My second guest post is by Clinton Robinson, an education expert who has managed to capture an underlying dilemma for the development community in just a few amazing paragraphs. What assumptions do we make when we label countries as ‘developed’ or ‘developing’? Does it make sense to do so in today’s world? Should we just talk about people living in poverty anywhere? After reading his piece I hope you, too, will start questioning the standard language we use to describe how we ‘help’ other communities.
Labels help us organise reality, but they never tell the whole story. This is all the more true in development – starting with the notion itself.
Over the decades since the second world war, dichotomous terms such as ‘first/third world’, ‘developed/undeveloped’, or ‘North/South’ have been used, and all have been questioned and discarded completely or in part. While ‘developed’ is still used, ‘undeveloped’ has turned into ‘developing’, for example. However, I believe the current state of the world does not justify such labels at all.
The labels were of course coined by those who thought that what characterised one part of the world should be shared by other parts, less well off or less well endowed. This kind of discourse smacks of a patronising attitude which assumes that the ‘developed’ constitute the model to aim at.
If today the aspect of civilising mission has happily been abandoned (or has it?), dichotomous terms are still used. ‘Developed’ and ‘developing’ are routinely found in studies and reports, with the addition now of ‘emerging’. After the triumph of economic liberalism, these terms have come to be interpreted overwhelmingly in an economic sense and are used as a basis for analysis, policy development and decision-making.
There are at least three fundamental problems with this.
First, in a basic human sense, no-one and no society is fully ‘developed’ – indeed we are all continuously ‘developing’, or we are hardly alive! People everywhere seek opportunities to develop their lives, their families, their communities. The term must apply in all circumstances or it becomes simply a label to ensure that I can put others, or myself, into a certain category different from someone else. Thus in terms of people, whatever our current circumstances of life – we are all developing in one way or another.
Second, the idea of ‘developing’ implies that somehow more radical or more far-reaching change is necessary in those societies than in others. Yet social and economic challenges exist in every society. To take my own field of education, there are enormous needs in so-called ‘developed’ countries, just as there are in so-called ‘developing’ countries, for example for better teaching quality or greater relevance of the curriculum. In the international meetings of the Education for All mechanisms, this dichotomy led to a situation where only ‘developing’ countries were assumed to need attention, while ‘developed’ countries’ educational problems were never addressed. Now that the SDGs promote a universal agenda, we hope for a more balanced debate.
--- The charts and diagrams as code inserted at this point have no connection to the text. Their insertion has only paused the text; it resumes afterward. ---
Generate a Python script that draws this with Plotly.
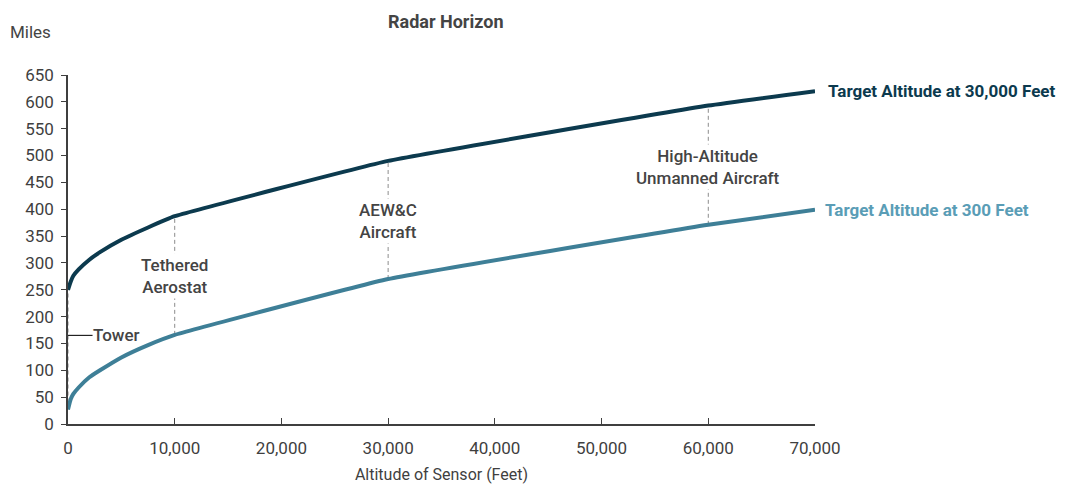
import plotly.graph_objects as go

# Data
sensor_alt = [0, 250, 500, 1000, 2000, 3000, 5000, 7500, 10000, 30000, 60000, 70000]
miles_30000 = [250, 265, 276, 288, 306, 320, 343, 366, 387, 490, 593, 620]
miles_300 = [27, 46, 56, 68, 87, 100, 124, 147, 166, 270, 371, 399]

x_ticks = [0, 10000, 20000, 30000, 40000, 50000, 60000, 70000]
y_ticks = list(range(0, 651, 50))

platforms = ["Tower", "Tethered<br>Aerostat", "AEW&C<br>Aircraft", "High-Altitude<br>Unmanned Aircraft"]
platform_alt = [0, 10000, 30000, 60000]
platform_label_y = [165, 275, 378, 478]

DARK = "#0c3a4e"
LIGHT = "#3e7f97"
LIGHT_TXT = "#5a9db6"
GREY = "#3f3f3f"
FONT = "Roboto"

fig = go.Figure()

# dashed connectors
for i, xa in enumerate(platform_alt):
    y_top = miles_30000[sensor_alt.index(xa)]
    y_bot = miles_300[sensor_alt.index(xa)]
    fig.add_shape(type="line", x0=xa, x1=xa, y0=y_bot, y1=y_top,
                  line=dict(color="#8c8c8c", width=1, dash="4px,3px"), layer="below")

fig.add_trace(go.Scatter(x=sensor_alt, y=miles_30000, mode="lines",
                         line=dict(color=DARK, width=4, shape="spline", smoothing=0.3),
                         hoverinfo="x+y", showlegend=False))
fig.add_trace(go.Scatter(x=sensor_alt, y=miles_300, mode="lines",
                         line=dict(color=LIGHT, width=4, shape="spline", smoothing=0.3),
                         hoverinfo="x+y", showlegend=False))

# platform labels
for i in range(1, 4):
    fig.add_annotation(x=platform_alt[i], y=platform_label_y[i], text=platforms[i],
                       showarrow=False, font=dict(family=FONT, size=17, color="#444444", weight=500),
                       bgcolor="white", align="center")

# Tower label with short leader line
fig.add_shape(type="line", x0=0, x1=2300, y0=165, y1=165, line=dict(color="#222222", width=1.2))
fig.add_annotation(x=2300, y=165, text="Tower", showarrow=False, xanchor="left", xshift=-2,
                   font=dict(family=FONT, size=17, color="#444444", weight=500))

# series end labels
fig.add_annotation(x=sensor_alt[-1], y=miles_30000[-1], text="<b>Target Altitude at 30,000 Feet</b>",
                   showarrow=False, xanchor="left", xshift=11,
                   font=dict(family=FONT, size=17, color=DARK))
fig.add_annotation(x=sensor_alt[-1], y=miles_300[-1], text="<b>Target Altitude at 300 Feet</b>",
                   showarrow=False, xanchor="left", xshift=8,
                   font=dict(family=FONT, size=17, color=LIGHT_TXT))

# title and axis unit
fig.add_annotation(xref="paper", yref="paper", x=(446 - 68) / 747, y=1 + (75 - 21) / 349,
                   yanchor="middle", text="<b>Radar Horizon</b>", showarrow=False,
                   font=dict(family=FONT, size=18, color="#444444"))
fig.add_annotation(xref="paper", yref="paper", x=-(68 - 8) / 747, y=1 + (75 - 32) / 349,
                   xanchor="left", yanchor="middle", text="Miles", showarrow=False,
                   font=dict(family=FONT, size=17, color="#444444"))

fig.update_layout(
    width=1072, height=496,
    margin=dict(l=60, r=265, t=67, b=80, autoexpand=False),
    plot_bgcolor="white", paper_bgcolor="white",
    font=dict(family=FONT, size=17, color=GREY),
    xaxis=dict(range=[0, 70000], tickvals=x_ticks,
               ticktext=[f"{v:,}" for v in x_ticks],
               showgrid=False, zeroline=False, showline=True, linecolor=GREY, linewidth=1.5,
               ticks="inside", ticklen=6, tickcolor=GREY, tickwidth=1.2, ticklabelstandoff=8,
               title=dict(text="Altitude of Sensor (Feet)", font=dict(size=16, color=GREY), standoff=12)),
    yaxis=dict(range=[0, 650], tickvals=y_ticks,
               showgrid=False, zeroline=False, showline=True, linecolor=GREY, linewidth=1.5,
               ticks="outside", ticklen=5, tickcolor=GREY, tickwidth=1.2, ticklabelstandoff=4),
)

fig.write_html("out.html")
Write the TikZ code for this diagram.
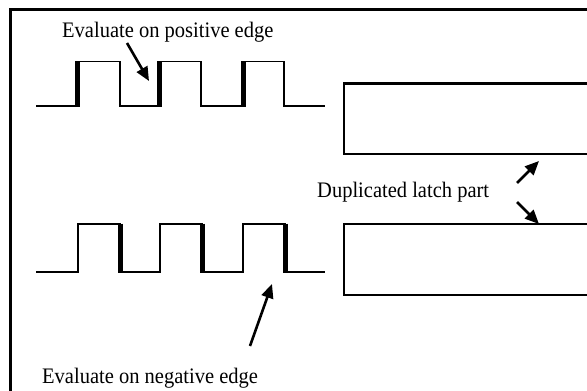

Third, to label some countries as ‘developing’ downplays the current value of their culture, since the assumption is that fundamental change is necessary and that current values and perceptions are not adequate for moving forward. It is counter-productive and tragic when such attitudes become internalised. On one occasion, during a visit to a local-language literacy and research project in south-eastern Cameroon, a villager I met on the road asked me what the project was about. As I explained, his response took me by surprise and showed just how internalised such negative perceptions can become – after a moment’s thought, he said: “So perhaps we are worth something after all.” We all suffer from the loss; enriching cultural perspectives are not shared, being dominated by the powerful discourse of the ‘developed’.
So what labels can we apply? Do we not need labels for countries where there is greater ‘need’ than others? Or for countries that can do more to help than others? In terms of development, labelling countries as such has become meaningless and counter-productive. It encourages a view that a country is homogeneous, above all in economic terms. However, we know that in every country, in varying proportions, there are rich and poor, there are well educated people and less well educated people, there are those with access to a high level of resources and services and those without such access. If we are to promote greater equity in these dimensions of life (‘development’), we must look below the surface of the country to find out which are the groups of people who are the most disadvantaged. This will also give opportunity to recognise what each community has to share, not only what they may ‘need’. We will still use some kind of label, but a label that more accurately applies to the lived realities of people, rather than as a cover term for a country as a whole. In doing so, we can escape the prison of hard categories and may well find that we share more than we thought we did.